THE VISIONS IMAGE-UNDERSTANDING SYSTEM
A. HANSON E. RISEMAN University of Massachusetts
In this chapter we consider some of the problems confronting the development of general integrated computer-vision systems and the status of the VISIONS project, which has become an experimental testbed for the construction of knowledge-based image interpretation systems. The goal is the construction of a symbolic representation of the three-dimensional world depicted in a two-dimensional image, including the labeling of objects, the determination of their location in space, and to the degree possible, the construction of a surface representation of the environment.

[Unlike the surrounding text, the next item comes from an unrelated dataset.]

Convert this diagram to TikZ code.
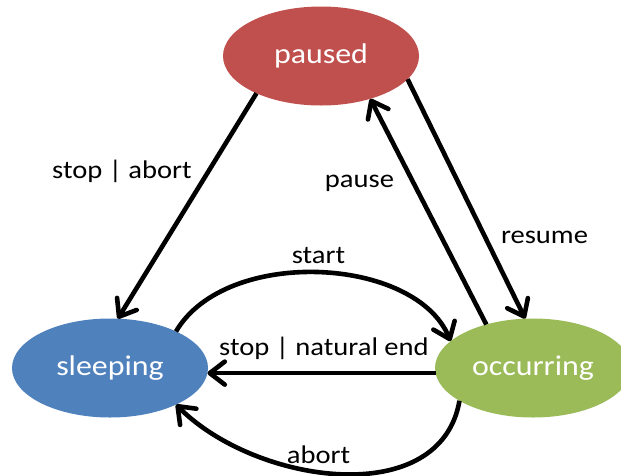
\documentclass[tikz,border=0pt]{standalone}
\usepackage{fontspec}
\setmainfont{Carlito}[FakeStretch=1.12]
\usetikzlibrary{arrows.meta,shapes.geometric}
\definecolor{pausedred}{HTML}{C0504D}
\definecolor{sleepblue}{HTML}{4F81BD}
\definecolor{occurgreen}{HTML}{9BBB59}
\begin{document}
\begin{tikzpicture}[x=1pt,y=-1pt,
  state/.style={ellipse, minimum width=196pt, minimum height=99pt,
    inner sep=0pt, outer sep=0pt, text=white,
    font=\fontsize{28.5}{30}\selectfont},
  trans/.style={line width=4.6pt, draw=black,
    -{Straight Barb[length=15pt,width=23pt,round]}},
  lbl/.style={anchor=base, inner sep=0pt,
    font=\fontsize{25.5}{27}\selectfont}]
\useasboundingbox (0,0) rectangle (621,475);
\clip (0,0) rectangle (621,475);

% states
\node[state, fill=pausedred]  (paused)    at (321,56)  {paused};
\node[state, fill=sleepblue]  (sleeping)  at (110,368) {sleeping};
\node[state, fill=occurgreen] (occurring) at (533,368) {occurring};

% transitions
\draw[trans] (paused.210) -- (sleeping.81);
\draw[trans] (occurring.137) -- (paused.319);
\draw[trans] (paused.345) -- (occurring.99);
\draw[trans] (sleeping.29) .. controls +(50,-85) and +(-35,-85) .. (occurring.162);
\draw[trans] (occurring.183) -- (sleeping.357);
\draw[trans] (occurring.204) .. controls +(-19,110) and +(80,80) .. (sleeping.331);

% transition labels
\node[lbl] (lstopabort) at (122,178)   {stop | abort};
\node[lbl] (lpause)     at (359.5,187) {pause};
\node[lbl] (lresume)    at (544.5,243) {resume};
\node[lbl] (lstart)     at (318.5,263) {start};
\node[lbl] (lstopend)   at (324,355)   {stop | natural end};
\node[lbl] (labort)     at (318.5,463) {abort};
\end{tikzpicture}
\end{document}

Our system involves three levels of processing for static image interpretation. Low-level processes manipulate pixel data and produce intermediate symbolic events such as regions and lines with their attributes. High-level processes focus attention on aggregates of these events via rule-based object hypotheses in order to selectively invoke schemas, which contain more complex knowledge-based interpretation strategies. Intermediate-level processes carry out grouping and reorganization of the error-prone symbolic representation extracted from the sensory data, utilizing both "top-down" control of the processing by the schema interpretation strategies as well as "bottom-up" data-directed organization of interesting perceptual events. Our design is being extended to integrate the results of motion and stereo processing throughout the three levels of processing, with depth arrays at the lowest level, partially correct surfaces at the intermediate level, as well as two-dimensional and three-dimensional motion attributes where appropriate.
In addition, a highly parallel three-level associative architecture is being developed to achieve real-time dynamic vision capabilities by al-